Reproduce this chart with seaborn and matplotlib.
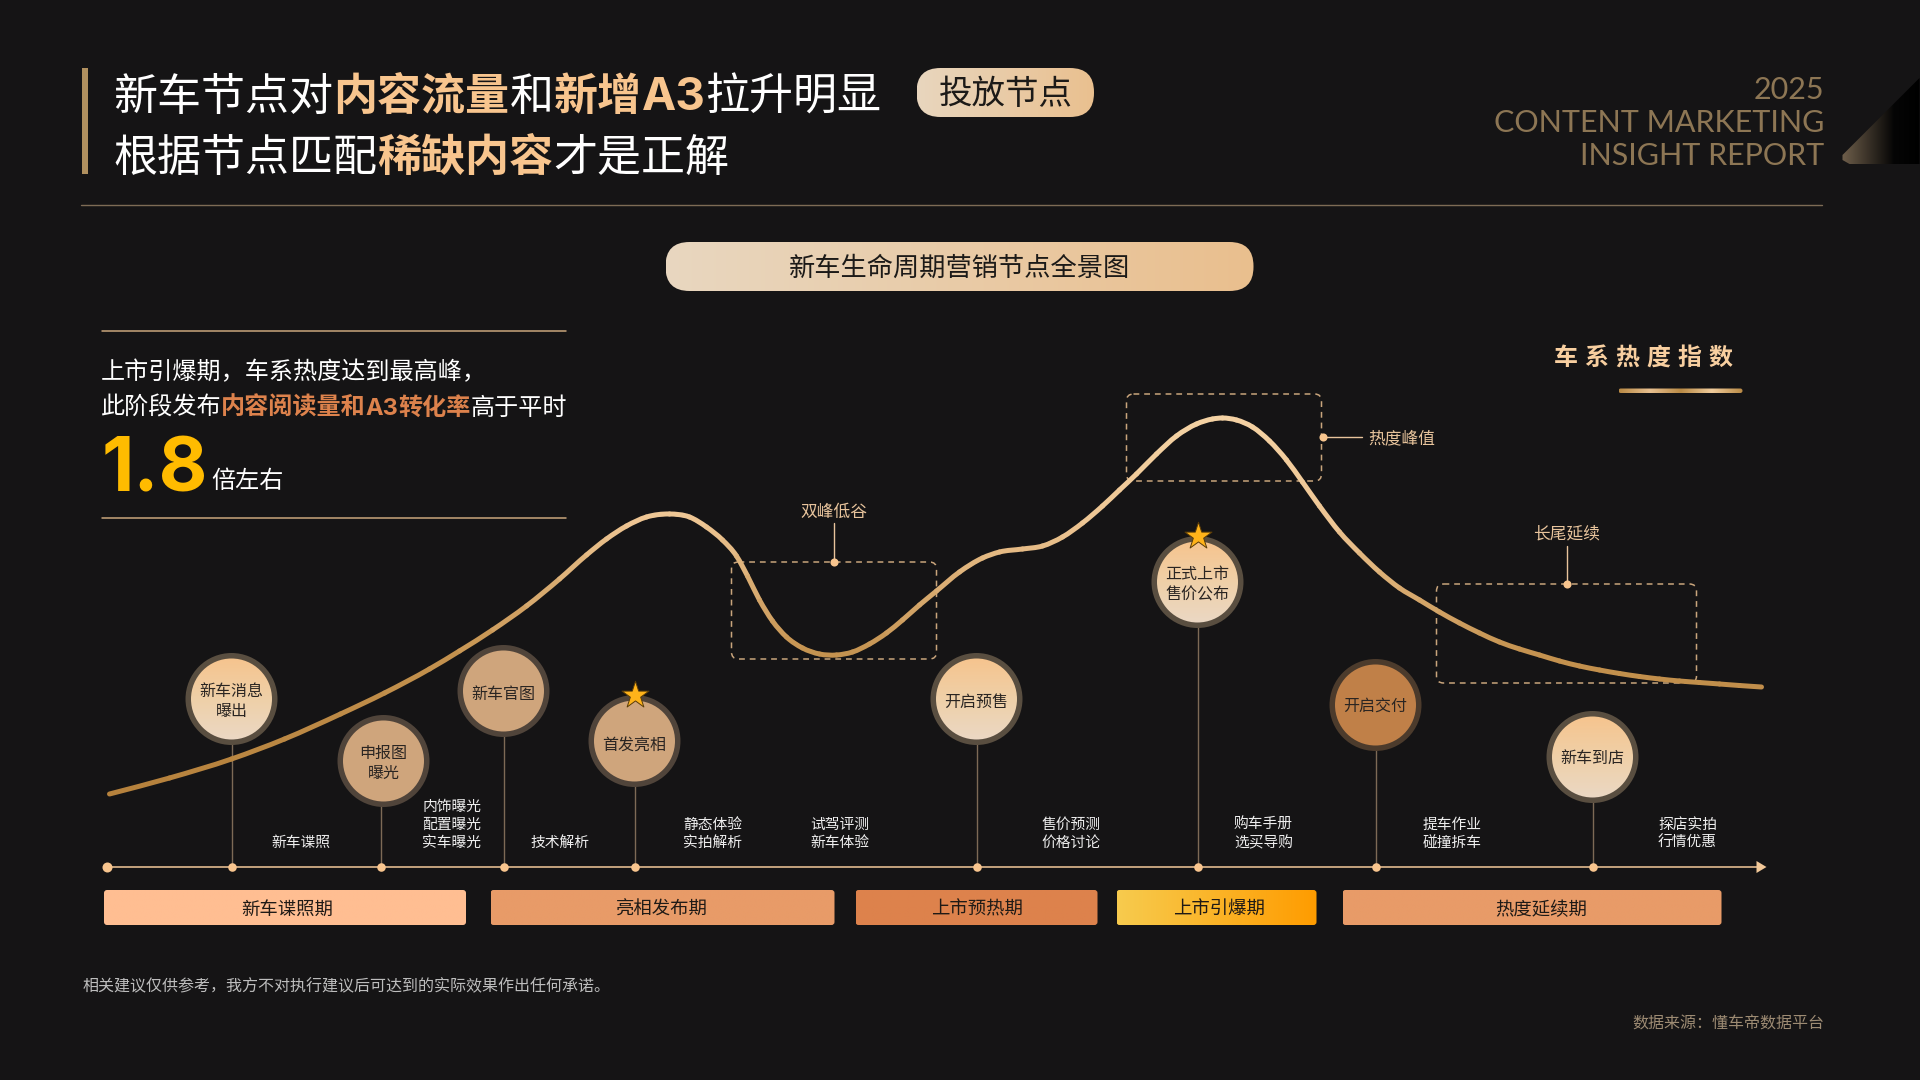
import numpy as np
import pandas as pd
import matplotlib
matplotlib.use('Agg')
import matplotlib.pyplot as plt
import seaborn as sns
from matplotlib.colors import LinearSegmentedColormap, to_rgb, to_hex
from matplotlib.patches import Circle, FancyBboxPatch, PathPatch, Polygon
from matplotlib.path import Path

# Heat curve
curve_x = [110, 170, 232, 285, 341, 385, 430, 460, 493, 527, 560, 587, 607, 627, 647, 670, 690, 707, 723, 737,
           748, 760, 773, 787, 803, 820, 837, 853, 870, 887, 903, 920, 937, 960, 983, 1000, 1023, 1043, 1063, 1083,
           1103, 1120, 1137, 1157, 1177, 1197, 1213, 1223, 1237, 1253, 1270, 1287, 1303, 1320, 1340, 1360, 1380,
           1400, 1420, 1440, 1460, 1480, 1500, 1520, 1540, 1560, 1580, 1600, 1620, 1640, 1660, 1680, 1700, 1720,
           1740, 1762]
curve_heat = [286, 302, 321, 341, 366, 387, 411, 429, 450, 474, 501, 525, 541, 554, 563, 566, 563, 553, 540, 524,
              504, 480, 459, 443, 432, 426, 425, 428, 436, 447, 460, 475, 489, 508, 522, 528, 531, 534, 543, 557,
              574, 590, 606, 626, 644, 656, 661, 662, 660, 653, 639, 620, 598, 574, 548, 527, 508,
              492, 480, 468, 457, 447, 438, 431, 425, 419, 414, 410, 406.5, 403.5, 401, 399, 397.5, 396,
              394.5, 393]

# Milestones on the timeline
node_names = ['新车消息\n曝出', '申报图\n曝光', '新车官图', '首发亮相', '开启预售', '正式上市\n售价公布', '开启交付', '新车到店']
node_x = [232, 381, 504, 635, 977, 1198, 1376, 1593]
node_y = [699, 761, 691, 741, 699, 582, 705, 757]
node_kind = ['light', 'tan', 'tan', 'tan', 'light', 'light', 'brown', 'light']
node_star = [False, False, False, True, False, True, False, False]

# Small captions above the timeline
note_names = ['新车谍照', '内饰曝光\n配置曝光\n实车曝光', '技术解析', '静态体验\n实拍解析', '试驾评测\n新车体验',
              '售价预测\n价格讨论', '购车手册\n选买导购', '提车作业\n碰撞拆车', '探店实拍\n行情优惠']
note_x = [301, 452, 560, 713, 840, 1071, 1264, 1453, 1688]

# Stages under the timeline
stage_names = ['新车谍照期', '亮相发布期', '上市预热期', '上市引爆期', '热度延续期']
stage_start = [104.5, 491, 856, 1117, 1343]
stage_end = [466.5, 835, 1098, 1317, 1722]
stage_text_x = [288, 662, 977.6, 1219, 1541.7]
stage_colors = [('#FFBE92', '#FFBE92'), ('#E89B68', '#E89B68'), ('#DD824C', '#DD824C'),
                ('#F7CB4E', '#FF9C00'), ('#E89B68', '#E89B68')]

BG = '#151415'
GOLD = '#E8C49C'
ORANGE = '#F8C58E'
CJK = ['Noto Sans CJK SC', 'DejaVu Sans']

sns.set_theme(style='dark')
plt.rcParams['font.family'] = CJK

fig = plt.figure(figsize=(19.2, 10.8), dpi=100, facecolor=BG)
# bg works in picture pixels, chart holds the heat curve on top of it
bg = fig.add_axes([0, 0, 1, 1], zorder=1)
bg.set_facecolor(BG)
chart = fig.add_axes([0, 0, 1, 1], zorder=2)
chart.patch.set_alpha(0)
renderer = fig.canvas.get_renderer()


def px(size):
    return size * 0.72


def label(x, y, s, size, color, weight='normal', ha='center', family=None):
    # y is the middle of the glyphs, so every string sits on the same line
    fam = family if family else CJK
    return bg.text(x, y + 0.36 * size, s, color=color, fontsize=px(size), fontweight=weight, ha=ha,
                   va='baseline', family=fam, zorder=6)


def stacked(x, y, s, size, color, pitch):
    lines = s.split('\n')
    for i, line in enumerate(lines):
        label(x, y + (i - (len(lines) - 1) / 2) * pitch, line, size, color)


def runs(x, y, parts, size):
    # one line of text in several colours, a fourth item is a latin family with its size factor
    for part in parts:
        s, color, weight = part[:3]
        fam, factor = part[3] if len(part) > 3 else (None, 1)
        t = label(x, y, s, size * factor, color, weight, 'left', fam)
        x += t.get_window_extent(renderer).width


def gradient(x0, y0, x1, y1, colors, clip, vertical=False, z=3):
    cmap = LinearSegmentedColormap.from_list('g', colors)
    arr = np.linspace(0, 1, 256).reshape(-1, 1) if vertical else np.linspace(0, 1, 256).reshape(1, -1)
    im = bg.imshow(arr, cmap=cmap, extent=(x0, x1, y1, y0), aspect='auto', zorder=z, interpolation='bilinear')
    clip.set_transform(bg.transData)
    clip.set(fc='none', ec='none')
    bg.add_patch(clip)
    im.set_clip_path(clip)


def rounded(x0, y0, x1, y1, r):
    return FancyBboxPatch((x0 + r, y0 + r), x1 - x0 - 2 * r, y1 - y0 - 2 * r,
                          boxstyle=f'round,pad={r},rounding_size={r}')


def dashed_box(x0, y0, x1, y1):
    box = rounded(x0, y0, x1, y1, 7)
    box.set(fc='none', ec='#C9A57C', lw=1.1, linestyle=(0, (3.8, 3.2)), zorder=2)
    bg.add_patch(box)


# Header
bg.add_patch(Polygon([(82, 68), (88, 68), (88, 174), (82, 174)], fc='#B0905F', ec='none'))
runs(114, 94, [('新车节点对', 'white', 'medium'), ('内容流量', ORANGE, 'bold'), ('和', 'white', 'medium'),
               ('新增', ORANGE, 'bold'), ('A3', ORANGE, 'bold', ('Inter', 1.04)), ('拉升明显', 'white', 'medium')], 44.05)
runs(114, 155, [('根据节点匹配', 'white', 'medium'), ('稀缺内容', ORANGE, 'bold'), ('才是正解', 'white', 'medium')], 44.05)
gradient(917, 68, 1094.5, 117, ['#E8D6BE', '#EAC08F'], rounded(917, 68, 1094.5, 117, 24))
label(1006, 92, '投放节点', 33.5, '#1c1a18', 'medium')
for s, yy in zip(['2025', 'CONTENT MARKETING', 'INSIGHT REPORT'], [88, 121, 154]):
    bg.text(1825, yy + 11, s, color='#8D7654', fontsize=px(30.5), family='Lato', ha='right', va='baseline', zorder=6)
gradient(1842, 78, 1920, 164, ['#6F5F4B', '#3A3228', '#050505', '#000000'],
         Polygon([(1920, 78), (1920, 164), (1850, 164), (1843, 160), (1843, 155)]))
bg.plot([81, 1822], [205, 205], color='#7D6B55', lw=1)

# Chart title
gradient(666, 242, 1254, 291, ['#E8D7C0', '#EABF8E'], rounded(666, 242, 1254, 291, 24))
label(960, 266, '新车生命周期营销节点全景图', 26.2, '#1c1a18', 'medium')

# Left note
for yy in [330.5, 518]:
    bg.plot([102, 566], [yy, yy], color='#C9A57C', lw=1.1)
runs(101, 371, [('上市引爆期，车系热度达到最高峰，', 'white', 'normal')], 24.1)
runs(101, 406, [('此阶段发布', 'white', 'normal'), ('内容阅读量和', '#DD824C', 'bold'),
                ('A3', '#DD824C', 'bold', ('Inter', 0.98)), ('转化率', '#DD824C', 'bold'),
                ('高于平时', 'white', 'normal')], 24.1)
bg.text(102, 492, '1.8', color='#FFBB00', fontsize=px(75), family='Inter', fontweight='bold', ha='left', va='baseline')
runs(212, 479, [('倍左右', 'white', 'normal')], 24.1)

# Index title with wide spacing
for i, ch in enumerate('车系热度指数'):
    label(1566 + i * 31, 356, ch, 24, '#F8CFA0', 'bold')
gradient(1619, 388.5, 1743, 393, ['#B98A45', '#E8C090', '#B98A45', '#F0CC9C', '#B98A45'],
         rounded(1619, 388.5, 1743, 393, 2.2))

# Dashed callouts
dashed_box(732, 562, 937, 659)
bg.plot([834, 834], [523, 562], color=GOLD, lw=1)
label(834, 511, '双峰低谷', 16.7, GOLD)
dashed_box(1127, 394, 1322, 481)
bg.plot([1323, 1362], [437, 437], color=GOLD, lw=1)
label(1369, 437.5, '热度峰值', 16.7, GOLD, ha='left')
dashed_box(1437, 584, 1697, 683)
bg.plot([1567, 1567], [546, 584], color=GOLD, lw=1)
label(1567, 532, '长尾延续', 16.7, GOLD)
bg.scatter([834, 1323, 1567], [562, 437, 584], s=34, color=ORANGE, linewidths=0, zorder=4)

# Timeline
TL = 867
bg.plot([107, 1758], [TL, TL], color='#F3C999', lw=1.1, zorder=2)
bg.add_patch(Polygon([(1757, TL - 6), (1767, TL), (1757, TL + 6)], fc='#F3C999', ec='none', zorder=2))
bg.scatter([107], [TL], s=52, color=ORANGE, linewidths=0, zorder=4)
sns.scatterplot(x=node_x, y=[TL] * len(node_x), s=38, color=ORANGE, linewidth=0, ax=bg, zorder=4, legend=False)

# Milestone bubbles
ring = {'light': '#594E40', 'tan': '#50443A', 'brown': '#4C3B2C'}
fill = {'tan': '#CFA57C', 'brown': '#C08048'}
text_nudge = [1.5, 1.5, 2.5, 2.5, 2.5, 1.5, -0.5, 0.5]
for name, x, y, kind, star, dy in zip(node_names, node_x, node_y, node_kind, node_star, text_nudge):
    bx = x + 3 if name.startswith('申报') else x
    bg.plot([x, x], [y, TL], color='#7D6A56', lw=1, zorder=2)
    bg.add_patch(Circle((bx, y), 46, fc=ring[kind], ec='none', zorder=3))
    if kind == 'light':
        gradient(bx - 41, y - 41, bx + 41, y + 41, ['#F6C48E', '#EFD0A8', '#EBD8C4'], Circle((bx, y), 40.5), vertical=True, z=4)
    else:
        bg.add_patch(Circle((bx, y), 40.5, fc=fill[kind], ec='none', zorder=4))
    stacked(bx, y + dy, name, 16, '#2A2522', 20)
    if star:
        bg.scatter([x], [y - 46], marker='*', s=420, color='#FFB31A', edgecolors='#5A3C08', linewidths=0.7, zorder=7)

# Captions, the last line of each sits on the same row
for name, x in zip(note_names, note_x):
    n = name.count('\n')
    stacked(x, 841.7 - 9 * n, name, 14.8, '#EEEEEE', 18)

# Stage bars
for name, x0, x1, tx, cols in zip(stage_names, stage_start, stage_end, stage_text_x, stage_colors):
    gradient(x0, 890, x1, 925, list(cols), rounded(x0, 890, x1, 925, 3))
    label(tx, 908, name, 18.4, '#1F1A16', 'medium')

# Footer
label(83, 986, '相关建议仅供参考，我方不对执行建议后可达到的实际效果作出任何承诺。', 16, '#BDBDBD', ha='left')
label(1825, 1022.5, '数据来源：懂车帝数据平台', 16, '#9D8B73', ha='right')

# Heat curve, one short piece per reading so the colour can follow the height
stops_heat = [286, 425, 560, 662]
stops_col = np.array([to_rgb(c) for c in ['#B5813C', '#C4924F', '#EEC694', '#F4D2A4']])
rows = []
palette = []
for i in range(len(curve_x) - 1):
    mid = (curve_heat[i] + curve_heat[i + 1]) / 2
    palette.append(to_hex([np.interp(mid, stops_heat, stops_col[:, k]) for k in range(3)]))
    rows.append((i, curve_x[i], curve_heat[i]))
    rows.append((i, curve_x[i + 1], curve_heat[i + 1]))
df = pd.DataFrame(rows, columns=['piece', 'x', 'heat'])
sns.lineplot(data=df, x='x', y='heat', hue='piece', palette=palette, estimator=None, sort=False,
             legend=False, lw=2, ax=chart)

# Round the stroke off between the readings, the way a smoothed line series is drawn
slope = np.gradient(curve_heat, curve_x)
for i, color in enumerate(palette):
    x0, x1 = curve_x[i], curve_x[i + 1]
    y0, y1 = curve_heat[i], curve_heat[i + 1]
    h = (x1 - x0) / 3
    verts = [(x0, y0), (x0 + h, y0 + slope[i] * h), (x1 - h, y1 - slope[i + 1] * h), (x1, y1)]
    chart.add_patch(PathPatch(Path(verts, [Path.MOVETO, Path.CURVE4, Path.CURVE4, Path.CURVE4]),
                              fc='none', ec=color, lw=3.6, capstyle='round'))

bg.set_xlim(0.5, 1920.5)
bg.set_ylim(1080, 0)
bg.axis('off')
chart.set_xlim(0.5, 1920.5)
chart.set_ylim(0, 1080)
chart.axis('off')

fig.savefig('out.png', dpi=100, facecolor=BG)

→ **Prompt**:
Skip the pictures, please, and transcribe only the lines from the beginning of the material through the one that contains "from matplotlib.path import Path".

→ **Response**:
Reproduce this chart with seaborn and matplotlib.
import numpy as np
import pandas as pd
import matplotlib
matplotlib.use('Agg')
import matplotlib.pyplot as plt
import seaborn as sns
from matplotlib.colors import LinearSegmentedColormap, to_rgb, to_hex
from matplotlib.patches import Circle, FancyBboxPatch, PathPatch, Polygon
from matplotlib.path import Path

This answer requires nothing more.